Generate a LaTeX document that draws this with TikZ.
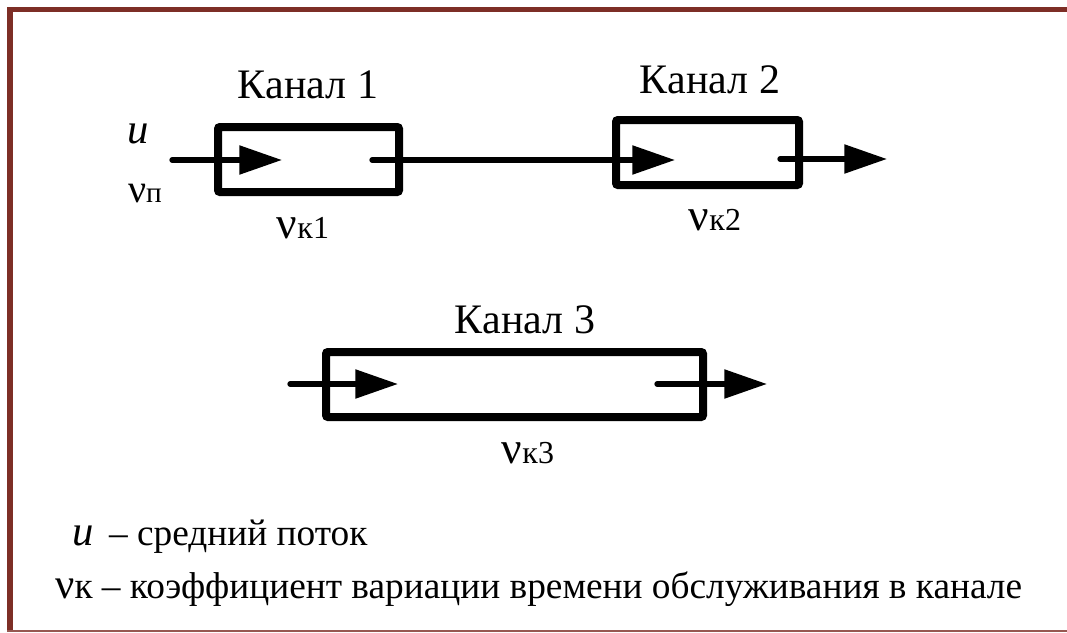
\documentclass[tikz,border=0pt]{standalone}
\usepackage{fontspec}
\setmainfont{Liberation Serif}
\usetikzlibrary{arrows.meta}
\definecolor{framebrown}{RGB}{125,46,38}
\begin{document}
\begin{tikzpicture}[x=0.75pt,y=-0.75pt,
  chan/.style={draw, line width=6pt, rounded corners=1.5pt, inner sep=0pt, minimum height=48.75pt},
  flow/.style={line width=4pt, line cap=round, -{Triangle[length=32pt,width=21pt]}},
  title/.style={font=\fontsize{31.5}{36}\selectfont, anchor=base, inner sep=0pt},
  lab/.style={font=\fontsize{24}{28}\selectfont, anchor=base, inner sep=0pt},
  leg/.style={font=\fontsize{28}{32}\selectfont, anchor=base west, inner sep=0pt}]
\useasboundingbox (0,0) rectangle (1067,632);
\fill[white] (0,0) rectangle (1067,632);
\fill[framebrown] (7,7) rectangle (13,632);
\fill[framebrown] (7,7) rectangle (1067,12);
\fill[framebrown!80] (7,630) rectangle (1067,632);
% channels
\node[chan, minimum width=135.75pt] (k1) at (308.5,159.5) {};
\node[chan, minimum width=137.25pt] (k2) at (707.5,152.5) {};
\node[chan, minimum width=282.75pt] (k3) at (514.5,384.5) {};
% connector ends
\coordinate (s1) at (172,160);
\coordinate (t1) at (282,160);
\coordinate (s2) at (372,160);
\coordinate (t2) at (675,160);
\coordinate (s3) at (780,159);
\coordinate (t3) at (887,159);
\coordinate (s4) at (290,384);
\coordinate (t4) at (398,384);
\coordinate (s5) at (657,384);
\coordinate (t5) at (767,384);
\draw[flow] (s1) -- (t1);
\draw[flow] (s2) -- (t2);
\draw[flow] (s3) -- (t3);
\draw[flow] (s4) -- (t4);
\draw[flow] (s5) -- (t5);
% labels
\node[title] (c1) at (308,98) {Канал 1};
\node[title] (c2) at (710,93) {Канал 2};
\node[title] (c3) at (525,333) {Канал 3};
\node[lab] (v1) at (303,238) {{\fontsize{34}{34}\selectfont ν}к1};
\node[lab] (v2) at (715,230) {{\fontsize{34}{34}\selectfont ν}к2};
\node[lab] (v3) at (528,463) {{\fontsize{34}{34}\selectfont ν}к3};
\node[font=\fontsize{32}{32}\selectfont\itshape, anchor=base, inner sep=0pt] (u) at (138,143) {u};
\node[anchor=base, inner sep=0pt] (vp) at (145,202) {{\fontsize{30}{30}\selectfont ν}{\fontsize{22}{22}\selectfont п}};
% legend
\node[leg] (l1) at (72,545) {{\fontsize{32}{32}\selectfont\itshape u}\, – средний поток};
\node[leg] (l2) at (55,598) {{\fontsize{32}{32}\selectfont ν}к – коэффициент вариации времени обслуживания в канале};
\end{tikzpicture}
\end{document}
________________________
PROBLEM STATEMENT:
Every line of the data above should be quoted exactly. Omit the pictures.

SOLVED EXERCISE:
Generate a LaTeX document that draws this with TikZ.
\documentclass[tikz,border=0pt]{standalone}
\usepackage{fontspec}
\setmainfont{Liberation Serif}
\usetikzlibrary{arrows.meta}
\definecolor{framebrown}{RGB}{125,46,38}
\begin{document}
\begin{tikzpicture}[x=0.75pt,y=-0.75pt,
  chan/.style={draw, line width=6pt, rounded corners=1.5pt, inner sep=0pt, minimum height=48.75pt},
  flow/.style={line width=4pt, line cap=round, -{Triangle[length=32pt,width=21pt]}},
  title/.style={font=\fontsize{31.5}{36}\selectfont, anchor=base, inner sep=0pt},
  lab/.style={font=\fontsize{24}{28}\selectfont, anchor=base, inner sep=0pt},
  leg/.style={font=\fontsize{28}{32}\selectfont, anchor=base west, inner sep=0pt}]
\useasboundingbox (0,0) rectangle (1067,632);
\fill[white] (0,0) rectangle (1067,632);
\fill[framebrown] (7,7) rectangle (13,632);
\fill[framebrown] (7,7) rectangle (1067,12);
\fill[framebrown!80] (7,630) rectangle (1067,632);
% channels
\node[chan, minimum width=135.75pt] (k1) at (308.5,159.5) {};
\node[chan, minimum width=137.25pt] (k2) at (707.5,152.5) {};
\node[chan, minimum width=282.75pt] (k3) at (514.5,384.5) {};
% connector ends
\coordinate (s1) at (172,160);
\coordinate (t1) at (282,160);
\coordinate (s2) at (372,160);
\coordinate (t2) at (675,160);
\coordinate (s3) at (780,159);
\coordinate (t3) at (887,159);
\coordinate (s4) at (290,384);
\coordinate (t4) at (398,384);
\coordinate (s5) at (657,384);
\coordinate (t5) at (767,384);
\draw[flow] (s1) -- (t1);
\draw[flow] (s2) -- (t2);
\draw[flow] (s3) -- (t3);
\draw[flow] (s4) -- (t4);
\draw[flow] (s5) -- (t5);
% labels
\node[title] (c1) at (308,98) {Канал 1};
\node[title] (c2) at (710,93) {Канал 2};
\node[title] (c3) at (525,333) {Канал 3};
\node[lab] (v1) at (303,238) {{\fontsize{34}{34}\selectfont ν}к1};
\node[lab] (v2) at (715,230) {{\fontsize{34}{34}\selectfont ν}к2};
\node[lab] (v3) at (528,463) {{\fontsize{34}{34}\selectfont ν}к3};
\node[font=\fontsize{32}{32}\selectfont\itshape, anchor=base, inner sep=0pt] (u) at (138,143) {u};
\node[anchor=base, inner sep=0pt] (vp) at (145,202) {{\fontsize{30}{30}\selectfont ν}{\fontsize{22}{22}\selectfont п}};
% legend
\node[leg] (l1) at (72,545) {{\fontsize{32}{32}\selectfont\itshape u}\, – средний поток};
\node[leg] (l2) at (55,598) {{\fontsize{32}{32}\selectfont ν}к – коэффициент вариации времени обслуживания в канале};
\end{tikzpicture}
\end{document}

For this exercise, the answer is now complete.